Ce discours malgré tout rassurant représente indiscutablement une étape décisive. L’hypothèque de la station spatiale lunaire est évacuée, l’objectif Mars clairement assigné, et la façon voulue pour y parvenir précisée. Mais il reste beaucoup à faire, amis Américains, pour rationaliser votre ambition et, par la même occasion, pour acquérir la force d’entraînement qui permettra, comme le souhaite votre président, de voir ce grand programme s’internationaliser.
En matière de destinations, le schéma ne devrait pas résister tel quel. En effet, à quoi pourrait bien servir d’envoyer un équipage autour de la Lune ? Il n’y accomplirait rien que ne pourraient faire de simples instruments d’observation, et la démonstration, plus de cinquante ans après Apollo 8, tomberait complètement à plat. La mission vers un point de Lagrange, quant à elle, apparaîtra au public comme une mission vers nulle part. A moins de lui assigner un but de maintenance du successeur du télescope spatial, malheureusement non conçu pour être visitable… Non, la NASA fera mieux d’oublier ces divertissements et d’économiser ses ressources en vue de la visite d’un astéroïde, mission réellement significative en termes de maîtrise technologique, connaissance scientifique et signification sociétale.

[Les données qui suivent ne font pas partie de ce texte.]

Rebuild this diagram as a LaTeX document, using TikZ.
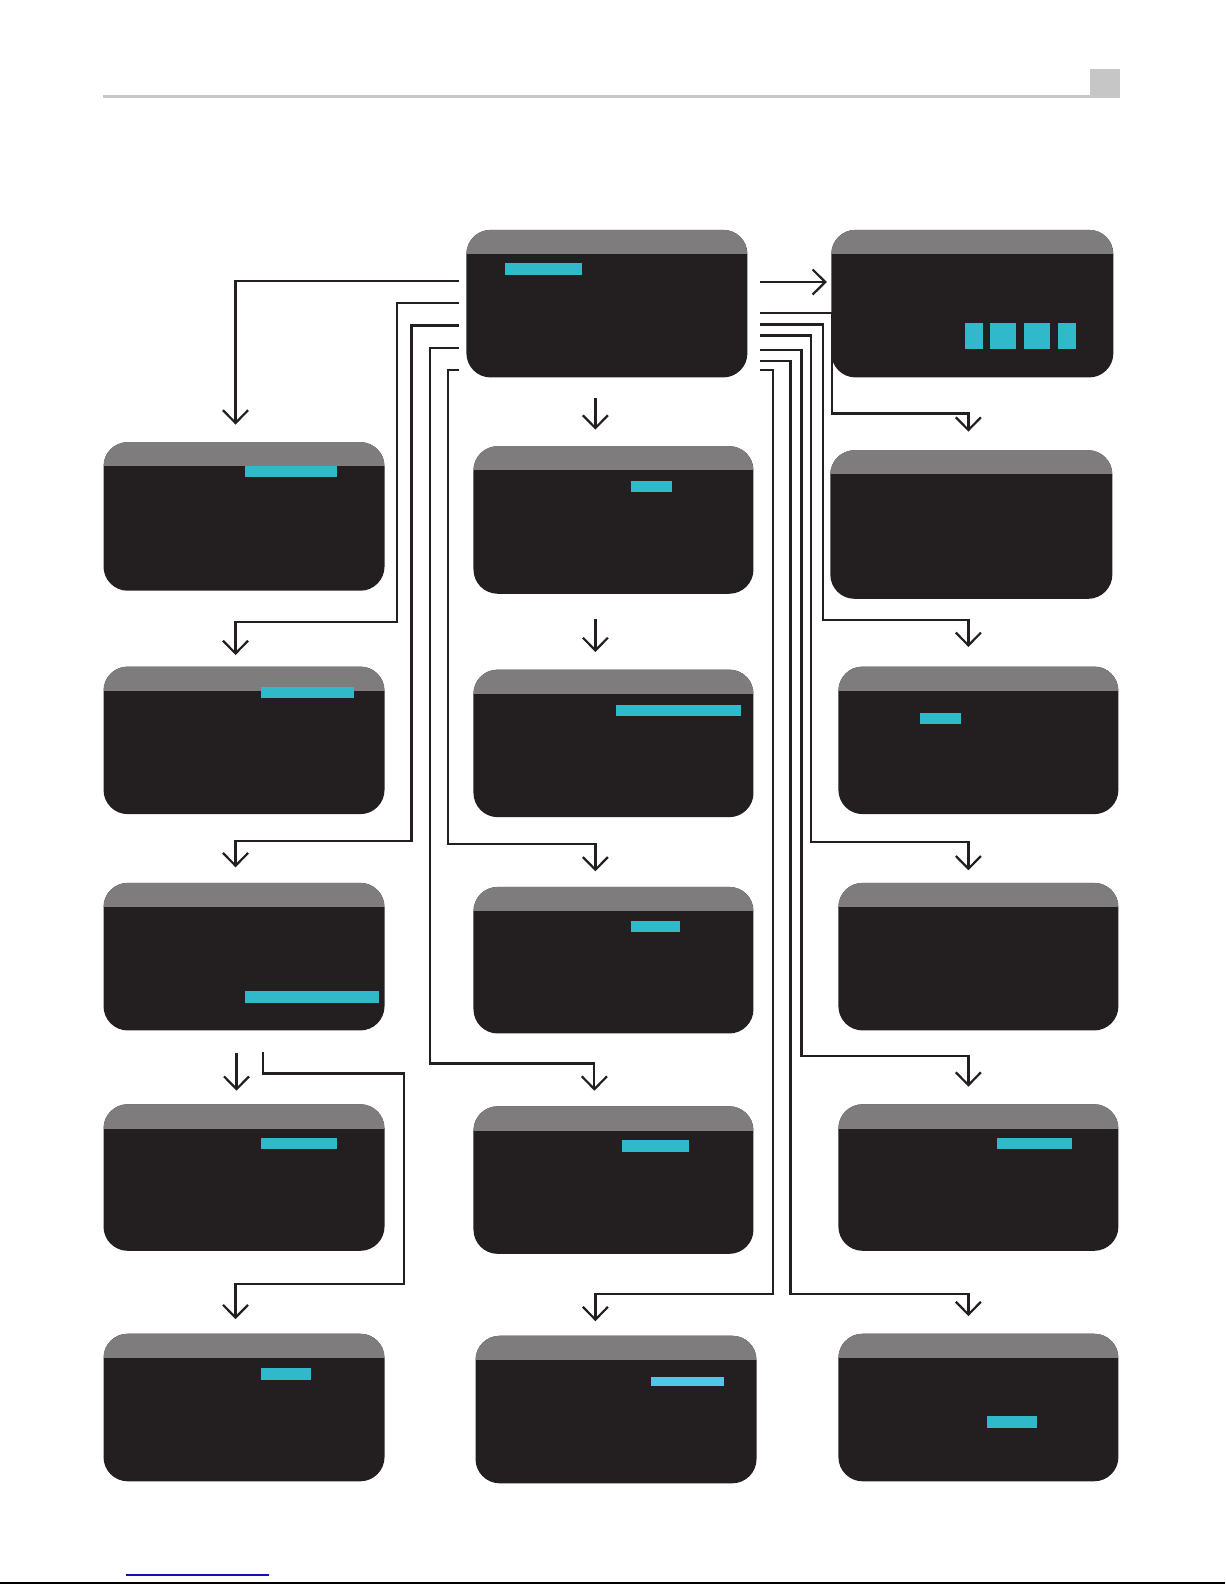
\documentclass[tikz,border=0pt]{standalone}
\usetikzlibrary{arrows.meta}
\definecolor{scrbody}{HTML}{231F20}
\definecolor{scrhead}{HTML}{7E7C7D}
\definecolor{cyanbar}{HTML}{30B9CB}
\definecolor{cyanlight}{HTML}{52C6E6}
\definecolor{rulegray}{HTML}{C6C6C6}
\definecolor{linecol}{HTML}{231F20}
\definecolor{linkblue}{HTML}{1010C0}
\tikzset{
  screen/.style={fill=scrbody, rounded corners=12pt, inner sep=0pt, anchor=north west,
    path picture={\fill[scrhead, sharp corners] (path picture bounding box.north west) rectangle ([yshift=-12pt]path picture bounding box.north east);}},
  conn/.style={line width=1.1pt, draw=linecol},
  arr/.style={conn, -{Straight Barb[length=6.3pt,width=12.4pt]}}
}
\newcommand\scr[5]{\node[screen, minimum width={(#4-#2)*0.5pt}, minimum height={(#5-#3)*0.5pt}] (#1) at (#2,#3) {};}
\begin{document}
\begin{tikzpicture}[x=0.5pt,y=-0.5pt]
\fill[white] (0,0) rectangle (1212,1568);
\useasboundingbox (0,0) rectangle (1212,1568);
% header rule
\fill[rulegray] (102,94) rectangle (1078,97);
\fill[rulegray] (1078,68) rectangle (1108,97);
% screens
\scr{C0}{461}{227}{739}{373}
\scr{R0}{822}{227}{1101}{373}
\scr{L1}{102}{437}{380}{584}
\scr{L2}{102}{659}{380}{805}
\scr{L3}{102}{873}{380}{1019}
\scr{L4}{102}{1092}{380}{1237}
\scr{L5}{102}{1319}{380}{1465}
\scr{M1}{468}{441}{745}{587}
\scr{M2}{468}{662}{745}{808}
\scr{M3}{468}{877}{745}{1022}
\scr{M4}{468}{1094}{745}{1240}
\scr{M5}{470}{1321}{748}{1467}
\scr{R1}{821}{445}{1100}{592}
\scr{R2}{829}{659}{1106}{805}
\scr{R3}{829}{873}{1106}{1019}
\scr{R4}{829}{1092}{1106}{1237}
\scr{R5}{829}{1319}{1106}{1465}
% highlight bars
\fill[cyanbar] (500,260) rectangle (576,272);
\fill[cyanbar] (955,320) rectangle (972,345);
\fill[cyanbar] (979,320) rectangle (1005,345);
\fill[cyanbar] (1013,320) rectangle (1039,345);
\fill[cyanbar] (1047,320) rectangle (1064,345);
\fill[cyanbar] (242,461) rectangle (333,472);
\fill[cyanbar] (258,680) rectangle (350,691);
\fill[cyanbar] (242,980) rectangle (375,992);
\fill[cyanbar] (258,1126) rectangle (333,1137);
\fill[cyanbar] (258,1353) rectangle (308,1365);
\fill[cyanbar] (624,476) rectangle (665,487);
\fill[cyanbar] (609,697) rectangle (733,708);
\fill[cyanbar] (624,911) rectangle (673,922);
\fill[cyanbar] (615,1128) rectangle (682,1140);
\fill[cyanlight] (644,1362) rectangle (716,1371);
\fill[cyanbar] (910,705) rectangle (951,716);
\fill[cyanbar] (986,1126) rectangle (1060,1137);
\fill[cyanbar] (976,1401) rectangle (1026,1413);
% connectors on the left of C0
\draw[arr] ([xshift=-3.5pt]C0.west |- 0,278) -| ([yshift=8.5pt]L1.north -| 233,0);
\draw[arr] ([xshift=-3.5pt]C0.west |- 0,300) -| (393,615) -| ([yshift=5.5pt]L2.north -| 233,0);
\draw[arr] ([xshift=-3.5pt]C0.west |- 0,322) -| (407,832) -| ([yshift=7.5pt]L3.north -| 233,0);
\draw[arr] ([xshift=-3.5pt]C0.west |- 0,344) -| (425,1052) -| ([yshift=7.5pt]M4.north -| 588,0);
\draw[arr] ([xshift=-3.5pt]C0.west |- 0,366) -| (443,835) -| ([yshift=7.5pt]M3.north -| 589,0);
% straight arrows in the middle column
\draw[arr] ([yshift=-10pt]C0.south -| 589,0) -- ([yshift=8pt]M1.north -| 589,0);
\draw[arr] ([yshift=-12.5pt]M1.south -| 589,0) -- ([yshift=8.5pt]M2.north -| 589,0);
% connectors on the right of C0
\draw[arr] ([xshift=6pt]C0.east |- 0,279) -- ([xshift=-2pt]R0.west |- 0,279);
\draw[arr] ([xshift=6pt]C0.east |- 0,310) -| (823,409) -| ([yshift=9pt]R1.north -| 958,0);
\draw[arr] ([xshift=6pt]C0.east |- 0,321) -| (814,613) -| ([yshift=9.5pt]R2.north -| 958,0);
\draw[arr] ([xshift=6pt]C0.east |- 0,332) -| (802,833) -| ([yshift=6pt]R3.north -| 958,0);
\draw[arr] ([xshift=6pt]C0.east |- 0,346) -| (793,1045) -| ([yshift=8.5pt]R4.north -| 958,0);
\draw[arr] ([xshift=6pt]C0.east |- 0,357) -| (782,1280) -| ([yshift=8.5pt]R5.north -| 958,0);
\draw[arr] ([xshift=6pt]C0.east |- 0,366) -| (765,1280) -| ([yshift=7pt]M5.north -| 589,0);
% from L3
\draw[arr] ([yshift=-11pt]L3.south -| 234,0) -- ([yshift=6.5pt]L4.north -| 234,0);
\draw[arr] ([yshift=-10.5pt]L3.south -| 260,0) |- (400,1062) |- (233,1270) -- ([yshift=7pt]L5.north -| 233,0);
% page foot
\draw[linkblue, line width=0.8pt] (125,1558) -- (266,1558);
\draw[black, line width=1pt] (0,1566) -- (1212,1566);
\end{tikzpicture}
\end{document}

En matière de contenu programmatique, bien que le discours n’avait pas pour objet de discuter les options techniques, on peut critiquer les points suivants : pour le lanceur lourd, il n’y a rien à espérer de recherches préliminaires ; développer un nouveau moteur oxygène-kérosène, en particulier, ce n’est pas de la recherche ! Nous avons toutes les technologies en main pour développer ce lanceur ; alors, pourquoi attendre ? Par contre, la recherche technologique se justifie en propulsion spatiale, mais, que ce soit en propulsion nucléaire ou en propulsion électrique de forte puissance, aucune allusion n’y est faite…
D’une façon générale, dans la plupart des domaines, soit par manque de connaissance des réalités techniques, soit pour légitimer le report des échéances, la nécessité de travaux préparatoires est largement surévaluée. La maîtrise de la propulsion, des vols interplanétaires et des séjours longue durée dans l’espace, démontrée par la Navette et les autres lanceurs, les sondes interplanétaires et les stations spatiales successives nous permettent sans aucun doute d’avancer de façon beaucoup plus décidée.
En matière d’échéances, malgré un jalonnement satisfaisant, l’inquiétude demeure. En effet, l’expérience montre qu’une dilution des efforts dans le temps fragilise les programmes, d’autant plus lorsque ceux-ci supposent une continuité du soutien politique. Cet étalement les rend aussi immanquablement plus coûteux et moins productifs. En l’occurrence, un programme plus dynamique ne nécessiterait pas plus de ressources ! Au contraire, il permettrait d’éviter des travaux préparatoires qui se révéleront en fin de compte inutiles, mais aussi de réduire le nombre d’objectifs intermédiaires, et donc celui des matériels et des opérations associés.
Il était sans doute prématuré, dans le contexte actuel, d’afficher d’emblée une ambition réellement à hauteur des enjeux. En espérant que les circonstances de l’environnement politique, économique et international le permettent, ce sera notre préoccupation des quelques années à venir d’œuvrer dans ce sens.